In politics if you are not on the attack then you are on the defence, on the front foot or the back foot. For this reason courage is the friend of political leaders and caution, their enemy.
What Ed Miliband has proved in recent months is that when an opposition party has confidence and self-belief it is far more willing and able to offer a lead, take tough decisions and end up on the right side of the argument. What Miliband is fast learning is that the British people are often happy and willing to forgive the occasional error and poor decision but they rarely forgive the leader who simply refuses to take a decision because it is too tough. It is for this reason that many of the broadsheet commentators who were keen to write-off Ed’s leadership are beginning to admit that they misjudged him and that he is looking more and more like a Prime Minister in waiting.

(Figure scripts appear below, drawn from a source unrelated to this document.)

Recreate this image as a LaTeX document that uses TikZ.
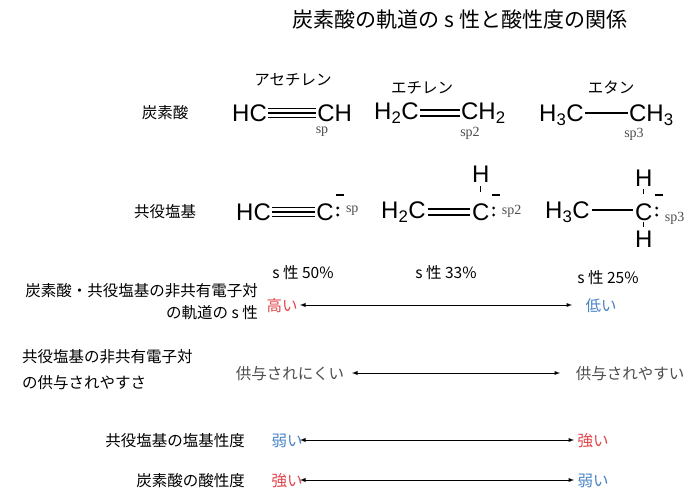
\documentclass[tikz,border=0pt]{standalone}
\usepackage{fontspec}
\setmainfont{Liberation Serif}
\newfontfamily\jp{Noto Sans CJK JP}
\newfontfamily\chem{Liberation Sans}
\usetikzlibrary{arrows}
\definecolor{lowred}{RGB}{225,70,75}
\definecolor{lowblue}{RGB}{70,130,195}
\newcommand{\sub}[1]{\textsubscript{#1}}
\tikzset{
  jlab/.style={font=\jp\fontsize{15.5}{18}\selectfont, inner sep=0pt},
  atom/.style={font=\chem\fontsize{24}{26}\selectfont, inner sep=0pt},
  hyb/.style={font=\fontsize{14}{15}\selectfont, text=black!70, inner sep=0pt},
  bond/.style={line width=1.8pt},
  rangearrow/.style={latex-latex, line width=0.9pt}
}
\begin{document}
\begin{tikzpicture}[x=1pt,y=-1pt]
    \useasboundingbox (0,0) rectangle (698,497);
    % title
    \node[jlab, font=\jp\fontsize{21}{24}\selectfont] (title) at (460,20) {炭素酸の軌道の s 性と酸性度の関係};
    \node[jlab] (nA) at (293,80) {アセチレン};
    \node[jlab] (nE) at (422,88) {エチレン};
    \node[jlab] (nT) at (611,88) {エタン};
    \node[jlab] (acid) at (165,113) {炭素酸};
    \node[jlab] (base) at (165,212) {共役塩基};
    % acids
    \node[atom, anchor=west] (a1) at (232,113) {HC};
    \node[atom, anchor=west] (a2) at ([xshift=50]a1.east) {CH};
    \draw[bond] (a1.east) ++(1,-4.5) -- ++(48,0) (a1.east) ++(1,0) -- ++(48,0) (a1.east) ++(1,4.5) -- ++(48,0);
    \node[hyb] (s1) at (322,132) {sp};
    \node[atom, anchor=west] (e1) at (374,113) {H\sub{2}C};
    \node[atom, anchor=west] (e2) at ([xshift=42]e1.east) {CH\sub{2}};
    \draw[bond] (e1.east) ++(1,-3) -- ++(40,0) (e1.east) ++(1,3) -- ++(40,0);
    \node[hyb] (s2) at (470,133) {sp2};
    \node[atom, anchor=west] (t1) at (539,115) {H\sub{3}C};
    \node[atom, anchor=west] (t2) at ([xshift=45]t1.east) {CH\sub{3}};
    \draw[line width=1.2pt] (t1.east) ++(1,-2) -- ++(43,0);
    \node[hyb] (s3) at (634,134) {sp3};
    % conjugate bases
    \node[atom, anchor=west] (b1) at (236,212) {HC};
    \node[atom, anchor=west] (b2) at ([xshift=45]b1.east) {C};
    \draw[bond] (b1.east) ++(1,-4.5) -- ++(43,0) (b1.east) ++(1,0) -- ++(43,0) (b1.east) ++(1,4.5) -- ++(43,0);
    \fill (b2.east) ++(4,-4) circle (1.6) ++(0,7) circle (1.6);
    \draw[line width=1.2pt] (b2.east) ++(2,-17) -- ++(8,0);
    \node[hyb, anchor=west] (c1) at ([xshift=12,yshift=1]b2.east) {sp};
    \node[atom, anchor=west] (f1) at (381,212) {H\sub{2}C};
    \node[atom, anchor=west] (f2) at ([xshift=46]f1.east) {C};
    \draw[bond] (f1.east) ++(2,-3) -- ++(42,0) (f1.east) ++(2,3) -- ++(42,0);
    \node[atom] (fh) at (f2.north |- 0,174) {H};
    \draw[line width=1.2pt] (fh.south) ++(0,4) -- ++(0,6);
    \fill (f2.east) ++(4,-4) circle (1.6) ++(0,7) circle (1.6);
    \draw[line width=1.2pt] (f2.east) ++(2,-17) -- ++(8,0);
    \node[hyb, anchor=west] (c2) at ([xshift=12,yshift=1]f2.east) {sp2};
    \node[atom, anchor=west] (g1) at (545,212) {H\sub{3}C};
    \node[atom, anchor=west] (g2) at ([xshift=45]g1.east) {C};
    \draw[line width=1.2pt] (g1.east) ++(2,-2) -- ++(41,0);
    \node[atom] (gh1) at (g2.north |- 0,178) {H};
    \node[atom] (gh2) at (g2.south |- 0,239) {H};
    \draw[line width=1.2pt] (gh1.south) ++(0,3) -- ++(0,5) (gh2.north) ++(0,-4) -- ++(0,-5);
    \fill (g2.east) ++(4,-4) circle (1.6) ++(0,7) circle (1.6);
    \draw[line width=1.2pt] (g2.east) ++(2,-17) -- ++(8,0);
    \node[hyb, anchor=west] (c3) at ([xshift=12,yshift=-6]g2.east) {sp3};
    % scales
    \node[jlab, align=right, anchor=east] (q1) at (258,302) {炭素酸・共役塩基の非共有電子対\\[4pt]の軌道の s 性};
    \node[jlab] (p1) at (303,273) {s 性 50\%};
    \node[jlab] (p2) at (446,273) {s 性 33\%};
    \node[jlab] (p3) at (608,278) {s 性 25\%};
    \node[jlab, text=lowred] (hi) at (282,306) {高い};
    \node[jlab, text=lowblue] (lo) at (601,306) {低い};
    \draw[rangearrow] (300,305) -- (572,305);
    \node[jlab, align=left, anchor=west] (q2) at (22,370) {共役塩基の非共有電子対\\[8pt]の供与されやすさ};
    \node[jlab, text=black!70] (d1) at (290,374) {供与されにくい};
    \node[jlab, text=black!70] (d2) at (630,374) {供与されやすい};
    \draw[rangearrow] (352,373) -- (560,373);
    \node[jlab, anchor=east] (q3) at (245,441) {共役塩基の塩基性度};
    \node[jlab, text=lowblue] (w1) at (287,441) {弱い};
    \node[jlab, text=lowred] (k1) at (593,441) {強い};
    \draw[rangearrow] (300,440) -- (574,440);
    \node[jlab, anchor=east] (q4) at (245,481) {炭素酸の酸性度};
    \node[jlab, text=lowred] (k2) at (287,481) {強い};
    \node[jlab, text=lowblue] (w2) at (593,481) {弱い};
    \draw[rangearrow] (300,480) -- (574,480);
\end{tikzpicture}
\end{document}
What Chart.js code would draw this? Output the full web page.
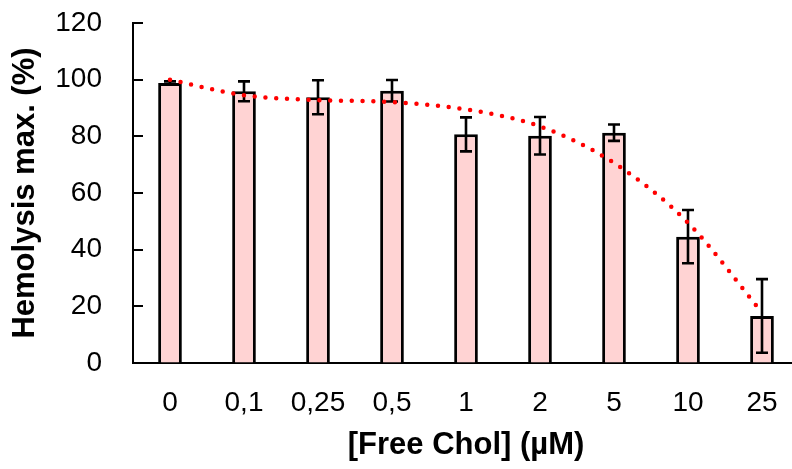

In contrast David Cameron’s handling of recent events has exposed him to criticism that he is a shallow, one dimensional leader who talks a good game but fails to deliver the big ideas and the big decisions when needed. Cameron has not had a ‘good’ recession for several reasons. Firstly he has suffered from the perception that both he his party are too closely associated with the City fat cats whose greed triggered this financial meltdown. Secondly, when he became leader of the Tory party he refused to take the opportunity to speak out against the dangers of a poorly regulated City. Thirdly, Cameron and his Chancellor have on almost all the big economic questions been found wanting – plan A simply did not work.
The question many Tories are asking is whether Cameron has the courage necessary to lead, to take the tough decisions? Consider the evidence. He assured the nation that he went through the 2012 budget ‘line by line’ only to be forced into U-turn after U-turn. He says he wants tax cuts and more spending but with the same money. He says he wants to sort out all illegal immigration, but he opposed identity cards, the one thing essential to do it. He says he against academic selection one day but then backs plans to expand it the next.
The events of recent weeks have prompted me to reflect on the words of the former Tory MP Quentin Davies. In his letter to Cameron outlining his reasons for leaving the Conservative party and join Labour, he wrote:
“Under your leadership the Conservative party appears to me to have ceased collectively to believe in anything, or to stand for anything. It has no bedrock. It exists on shifting sands. A sense of mission has been replaced by a PR agenda.”
Has the Tory party changed since Cameron became leader? Most of Mr Cameron’s early reforms were primarily cosmetic (a new HQ, a new party logo) and short-lived (the party’s “A” list of candidates). The difficulty for Cameron is that he leads a Tory party that is dominated by members who joined under Thatcher’s leadership, a membership that steadfastly refuses to move to the centre ground of British politics. It almost makes you feel sorry for Cameron – few people can lead a political party which obstinately refuses to be led. The other major problem for Cameron is the fact that too many of his front bench come from privileged, wealthy backgrounds. For many of the Eton educated Tory ‘toffs’ politics, even when in government, is a bit of hobby, something to do in conjunction with few non-executive directorships.
When Cameron and the Tories lose the next election I think it highly likely that the Tory party will end up tearing itself apart and that we will witness the formation of a new centre-right party (led possibly by Cameron or Nick Herbert) leaving the ‘traditional’ Conservatives (led by David Davis) to plough a ‘Thatcherite’ furrow that will eventually lead to electoral oblivion. Too apocalyptic do you think?
A couple of years ago I would have agreed but now I’m not so sure.